Memorie d’una ragazza perbene: il principio del femminismo che serve ancora oggi

Memorie d’una ragazza perbene è il primo tempo dell’autobiografia di Simone de Beauvoir, una delle madri del femminismo moderno. Pubblicato nel 1958, il libro racconta infanzia e adolescenza di una donna che vuole innanzitutto essere libera. La famiglia borghese in decadenza, il desiderio di emanciparsi attraverso l’istruzione, la monotonia di una vita che ti vuole moglie e madre, in una società bigotta e patriarcale: questi i temi principali del romanzo che vede la nascita e lo sviluppo del pensiero femminista di Simone de Beauvoir e la sua voglia di lottare per la parità di genere.

Il racconto
Il libro narra sostanzialmente della prima giovinezza dell’autrice, dei rapporti con la madre e la famiglia, dell’educazione cattolica e ferrea che riceve, delle letture che la assorbono, degli studi alla Sorbona e degli incontri che la fanno crescere intellettualmente. Simone, col tempo, capisce perfettamente cosa vuole e cosa no, sceglie consciamente di rinunciare a una vita convenzionale e decretata da altri, perché l’autodeterminazione e l’indipendenza diventeranno il cardine su cui fondare la sua felicità. Così l’autrice cresce, fisicamente, interiormente e socialmente, esce dal guscio familiare che da sempre la opprime, impara a ragionare su sé stessa e si rapporta con il mondo e le persone.

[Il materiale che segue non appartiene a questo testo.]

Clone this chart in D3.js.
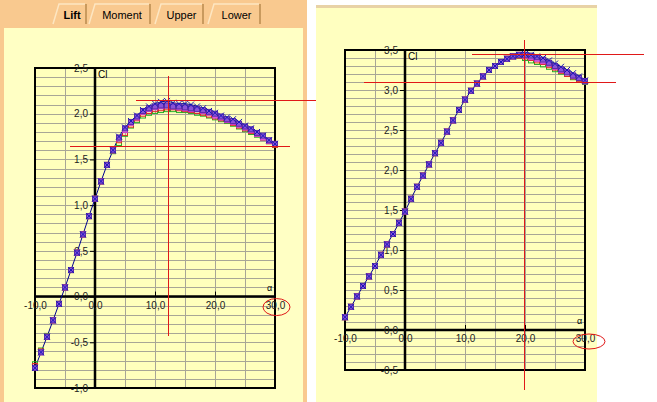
<!DOCTYPE html>
<meta charset="utf-8">
<style>
body { margin: 0; background: #fff; }
svg { display: block; font-family: "Liberation Sans", Arial, sans-serif; }
.grid line { stroke: #a8a696; stroke-width: 1; shape-rendering: crispEdges; }
.tick text { font-size: 10px; fill: #222; }
.tab text { font-size: 11px; fill: #000; }
</style>
<svg width="657" height="402"></svg>
<script src="https://d3js.org/d3.v7.min.js"></script>
<script>
// angle of attack, one point per degree
var alpha = [-10,-9,-8,-7,-6,-5,-4,-3,-2,-1,0,1,2,3,4,5,6,7,8,9,10,
             11,12,13,14,15,16,17,18,19,20,21,22,23,24,25,26,27,28,29,30];

var tabs = ["Lift", "Moment", "Upper", "Lower"];

// left chart (Cl, -1.0 .. 2.5)
var leftBlue   = [-0.78,-0.61,-0.44,-0.26,-0.08,0.10,0.29,0.48,0.68,0.88,1.07,1.26,1.44,1.60,1.75,1.85,1.92,1.98,2.04,2.08,2.11,
                  2.13,2.14,2.12,2.11,2.11,2.10,2.08,2.06,2.03,2.01,1.98,1.96,1.94,1.91,1.87,1.84,1.80,1.76,1.71,1.67];
var leftPurple = [-0.78,-0.61,-0.44,-0.26,-0.08,0.10,0.29,0.48,0.68,0.88,1.07,1.26,1.44,1.60,1.74,1.84,1.91,1.97,2.03,2.06,2.08,
                  2.09,2.09,2.08,2.08,2.07,2.06,2.05,2.04,2.02,2.00,1.97,1.94,1.92,1.89,1.86,1.83,1.79,1.76,1.71,1.67];
var leftPink   = [-0.78,-0.61,-0.44,-0.26,-0.08,0.10,0.29,0.48,0.68,0.88,1.07,1.26,1.44,1.60,1.73,1.82,1.90,1.96,2.02,2.05,2.07,
                  2.08,2.09,2.08,2.07,2.06,2.05,2.05,2.03,2.01,1.98,1.96,1.93,1.91,1.88,1.85,1.82,1.78,1.74,1.70,1.67];
var leftRed    = [-0.76,-0.60,-0.44,-0.26,-0.08,0.10,0.29,0.48,0.68,0.88,1.07,1.26,1.44,1.60,1.71,1.79,1.88,1.95,2.00,2.03,2.05,
                  2.06,2.07,2.07,2.06,2.05,2.04,2.03,2.01,1.99,1.97,1.95,1.93,1.90,1.87,1.84,1.81,1.78,1.74,1.70,1.66];
var leftGreen  = [-0.74,-0.59,-0.43,-0.26,-0.08,0.10,0.29,0.48,0.68,0.88,1.07,1.26,1.44,1.59,1.68,1.78,1.87,1.93,1.98,2.01,2.03,
                  2.04,2.05,2.05,2.04,2.04,2.03,2.01,2.00,1.98,1.96,1.94,1.92,1.89,1.86,1.83,1.80,1.77,1.74,1.70,1.66];

// right chart (Cl, -0.5 .. 3.5)
var rightBlue   = [0.16,0.29,0.42,0.55,0.67,0.80,0.94,1.07,1.20,1.34,1.48,1.64,1.79,1.93,2.07,2.21,2.34,2.48,2.62,2.75,2.88,
                   2.99,3.08,3.17,3.25,3.30,3.35,3.39,3.42,3.44,3.45,3.44,3.42,3.40,3.37,3.33,3.29,3.25,3.21,3.17,3.12];
var rightPurple = [0.16,0.29,0.42,0.55,0.67,0.80,0.94,1.07,1.20,1.34,1.48,1.64,1.79,1.93,2.07,2.21,2.34,2.48,2.62,2.75,2.88,
                   2.99,3.08,3.17,3.25,3.30,3.35,3.39,3.42,3.44,3.44,3.43,3.41,3.38,3.34,3.30,3.26,3.22,3.18,3.15,3.11];
var rightPink   = [0.16,0.29,0.42,0.55,0.67,0.80,0.94,1.07,1.20,1.34,1.48,1.64,1.79,1.93,2.07,2.21,2.34,2.48,2.62,2.75,2.88,
                   2.99,3.08,3.17,3.25,3.30,3.35,3.39,3.42,3.44,3.43,3.41,3.39,3.36,3.33,3.29,3.25,3.22,3.18,3.15,3.11];
var rightRed    = [0.16,0.29,0.42,0.55,0.67,0.80,0.94,1.07,1.20,1.34,1.48,1.64,1.79,1.93,2.07,2.21,2.34,2.48,2.62,2.75,2.88,
                   2.99,3.08,3.17,3.25,3.30,3.35,3.39,3.42,3.43,3.42,3.40,3.37,3.35,3.31,3.28,3.24,3.20,3.17,3.14,3.11];
var rightGreen  = [0.16,0.29,0.42,0.55,0.67,0.80,0.94,1.07,1.20,1.34,1.48,1.64,1.79,1.93,2.07,2.21,2.34,2.48,2.62,2.75,2.88,
                   2.99,3.08,3.17,3.25,3.30,3.35,3.39,3.42,3.43,3.40,3.37,3.35,3.32,3.29,3.26,3.23,3.20,3.16,3.13,3.10];

// red guide lines: [alpha1, cl1, alpha2, cl2]
var leftGuides  = [[12, 2.41, 12, -0.44], [6.8, 2.16, 36.8, 2.16], [-4.2, 1.65, 32.5, 1.65]];
var rightGuides = [[19.7, 3.63, 19.7, -0.75], [11.3, 3.46, 39.7, 3.46], [-7, 3.09, 35.3, 3.09]];

var xTicks = [-10, 0, 10, 20, 30];
var leftYTicks  = [-1, -0.5, 0, 0.5, 1, 1.5, 2, 2.5];
var rightYTicks = [-0.5, 0, 0.5, 1, 1.5, 2, 2.5, 3, 3.5];

var svg = d3.select("svg");
var fmt = function(d) { return d3.format(".1f")(d).replace(".", ",").replace("−", "-"); };
var RED = "#e01818";

// backgrounds
svg.append("rect").attr("x", 0).attr("y", 0).attr("width", 307).attr("height", 402).attr("fill", "#f9c98f");
svg.append("rect").attr("x", 4).attr("y", 28).attr("width", 299).attr("height", 374).attr("fill", "#ffffc4");
svg.append("rect").attr("x", 316).attr("y", 5).attr("width", 281).attr("height", 397).attr("fill", "#ffffc0");
svg.append("rect").attr("x", 316).attr("y", 5).attr("width", 281).attr("height", 3).attr("fill", "#e8d2a6");

// tabs
var tabX = [[52, 86], [88, 150], [154, 203], [207, 260]];
var tabG = svg.selectAll("g.tab").data(tabs).enter().append("g").attr("class", "tab");
tabG.append("path")
    .attr("d", function(d, i) { var a = tabX[i][0], b = tabX[i][1];
        return "M" + a + ",24L" + (a + 6) + ",4L" + b + ",4L" + b + ",24"; })
    .attr("fill", "#f9c98f").attr("stroke", "none");
tabG.append("path")
    .attr("d", function(d, i) { var a = tabX[i][0], b = tabX[i][1];
        return "M" + (a + 1) + ",24L" + (a + 7) + ",4L" + (b - 1) + ",4"; })
    .attr("fill", "none").attr("stroke", "#fde6c2").attr("stroke-width", 1.5);
tabG.append("path")
    .attr("d", function(d, i) { var b = tabX[i][1]; return "M" + b + ",4L" + b + ",24"; })
    .attr("fill", "none").attr("stroke", "#b88a4e").attr("stroke-width", 1.5);
tabG.append("text")
    .attr("x", function(d, i) { return (tabX[i][0] + tabX[i][1]) / 2 + 3; })
    .attr("y", 19)
    .attr("text-anchor", "middle")
    .style("font-weight", function(d, i) { return i === 0 ? "bold" : "normal"; })
    .text(function(d) { return d; });

function drawChart(o) {
    var x = d3.scaleLinear().domain([-10, 30]).range([o.left, o.right]);
    var y = d3.scaleLinear().domain(o.yDomain).range([o.bottom, o.top]);
    var g = svg.append("g");

    g.append("rect").attr("x", o.left).attr("y", o.top)
        .attr("width", o.right - o.left).attr("height", o.bottom - o.top)
        .attr("fill", "#ffffbc");

    var grid = g.append("g").attr("class", "grid");
    var hs = d3.range(Math.round(o.yDomain[0] * 10) + 1, Math.round(o.yDomain[1] * 10)).map(function(v) { return v / 10; });
    grid.selectAll("line.h").data(hs).enter().append("line")
        .attr("x1", o.left).attr("x2", o.right)
        .attr("y1", function(d) { return Math.round(y(d)) + 0.5; })
        .attr("y2", function(d) { return Math.round(y(d)) + 0.5; });
    grid.selectAll("line.v").data(d3.range(-5, 30, 5)).enter().append("line")
        .attr("y1", o.top).attr("y2", o.bottom)
        .attr("x1", function(d) { return Math.round(x(d)) + 0.5; })
        .attr("x2", function(d) { return Math.round(x(d)) + 0.5; });

    // thick axes through the origin
    g.append("line").attr("x1", x(0)).attr("x2", x(0)).attr("y1", o.top).attr("y2", o.bottom)
        .attr("stroke", "#000").attr("stroke-width", 2.5);
    g.append("line").attr("x1", o.left).attr("x2", o.right).attr("y1", y(0)).attr("y2", y(0))
        .attr("stroke", "#000").attr("stroke-width", 2.5);
    g.append("rect").attr("x", o.left).attr("y", o.top)
        .attr("width", o.right - o.left).attr("height", o.bottom - o.top)
        .attr("fill", "none").attr("stroke", "#000").attr("stroke-width", 2);

    var ya = g.append("g").attr("transform", "translate(" + x(0) + ",0)")
        .call(d3.axisLeft(y).tickValues(o.yTicks).tickSize(5).tickPadding(2).tickFormat(fmt));
    ya.select(".domain").remove();
    var xa = g.append("g").attr("transform", "translate(0," + y(0) + ")")
        .call(d3.axisBottom(x).tickValues(xTicks).tickSize(-5).tickPadding(5).tickFormat(fmt));
    xa.select(".domain").remove();

    g.append("text").attr("x", x(0) + 3).attr("y", o.top + 10).style("font-size", "10px").text("Cl");
    g.append("text").attr("x", x(30) - 8).attr("y", y(0) - 6).style("font-size", "9px").text("α");

    // curve
    var line = d3.line().x(function(d, i) { return x(alpha[i]); }).y(function(d) { return y(d); });
    g.append("path").datum(o.series.blue).attr("d", line)
        .attr("fill", "none").attr("stroke", "#000090").attr("stroke-width", 1);

    function squares(vals, fill, stroke) {
        g.append("g").selectAll("rect").data(vals).enter().append("rect")
            .attr("x", function(d, i) { return x(alpha[i]) - 2.5; })
            .attr("y", function(d) { return y(d) - 2.5; })
            .attr("width", 5).attr("height", 5)
            .attr("fill", fill).attr("stroke", stroke).attr("stroke-width", 1);
    }
    squares(o.series.green, "none", "#28b028");
    squares(o.series.red, "none", "#e02828");
    squares(o.series.pink, "#e878e8", "#c838c8");
    squares(o.series.purple, "#8a52d8", "#5a2ca8");
    g.append("g").selectAll("path").data(o.series.blue).enter().append("path")
        .attr("transform", function(d, i) { return "translate(" + x(alpha[i]) + "," + y(d) + ")"; })
        .attr("d", "M-3,-3L3,3M-3,3L3,-3")
        .attr("stroke", "#1818b8").attr("stroke-width", 1);

    // red guides as 1px bars; snapped to even pixels so the thin red survives compression
    var snap = function(v) { return Math.round(v / 2) * 2; };
    var gl = svg.append("g").attr("fill", RED).style("shape-rendering", "crispEdges");
    o.guides.forEach(function(d) {
        var x1 = snap(x(d[0])), x2 = snap(x(d[2]));
        var y1 = snap(y(d[1])), y2 = snap(y(d[3]));
        gl.append("rect")
            .attr("x", Math.min(x1, x2)).attr("y", Math.min(y1, y2))
            .attr("width", Math.max(1, Math.abs(x2 - x1)))
            .attr("height", Math.max(1, Math.abs(y2 - y1)));
    });
    svg.append("ellipse")
        .attr("cx", x(30) + o.ring[0]).attr("cy", y(0) + o.ring[1])
        .attr("rx", o.ring[2]).attr("ry", o.ring[3])
        .attr("fill", "none").attr("stroke", RED).attr("stroke-width", 1);
}

drawChart({
    left: 35, right: 275, top: 68, bottom: 388, yDomain: [-1, 2.5], yTicks: leftYTicks,
    series: { blue: leftBlue, purple: leftPurple, pink: leftPink, red: leftRed, green: leftGreen },
    guides: leftGuides, ring: [1.5, 10.5, 13.5, 8.5]
});
drawChart({
    left: 345, right: 585, top: 50, bottom: 370, yDomain: [-0.5, 3.5], yTicks: rightYTicks,
    series: { blue: rightBlue, purple: rightPurple, pink: rightPink, red: rightRed, green: rightGreen },
    guides: rightGuides, ring: [4, 11.5, 16, 7.5]
});
</script>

Queste relazioni la definiscono: il cugino Jacques del quale per lungo tempo si crede innamorata, la sorella Poupette, con cui crescendo stabilirà un rapporto intimo ed esclusivo, la migliore amica Zazà, vittima inerme della società estremamente cattolica e “perbene” appunto. Simone subisce i limiti e le reti dell’universo borghese in cui è chiusa, eppure riesce a trovare nella scrittura e nella filosofia il modo di vivere secondo una necessità, con la stessa lucidità con la quale scrive le sue Memorie.

Il femminismo
Simone de Beauvoir – ne avevamo parlato qui – viene considerata una delle fondatrici del movimento femminista, grazie alla sua rifondazione teorica del femminismo, che mira a dare dignità alla figura della donna, analizzandone la condizione di subordinazione rispetto al sesso maschile. Lo fa attraverso una prospettiva filosofica esistenzialista e sostenendo che ogni essere umano, uomo o donna che sia, ha una coscienza ed è dunque libero. Il principio operativo del suo pensiero è il Manifesto delle 343 puttane del 1971, firmato da 343 fra intellettuali, attrici, e donne comuni che si autodenunciavano per avere abortito, pratica che al tempo veniva punita con la detenzione da 3 mesi a 6 anni. Nel frattempo, l’autrice non smette di interrogarsi sulla gestione di un rapporto uomo-donna finalmente alla pari, che sembra coronato dall’incontro con Jean Paul Sartre, suo compagno e amante per la vita. Così, sulla scia del socialismo marxista, Simone perseguirà tutta la vita la via dell’emancipazione femminile, della donna indipendente, attraverso la presa di consapevolezza della propria condizione e la partecipazione a un movimento collettivo: le donne devono unirsi tra loro e anche con gli uomini per combattere insieme contro le disuguaglianze. In un momento storico in cui ancora si lotta strenuamente per assicurarsi i diritti fondamentali quali la garanzia di poter abortire, la filosofia di Simone de Beauvoir risulta tristemente attuale.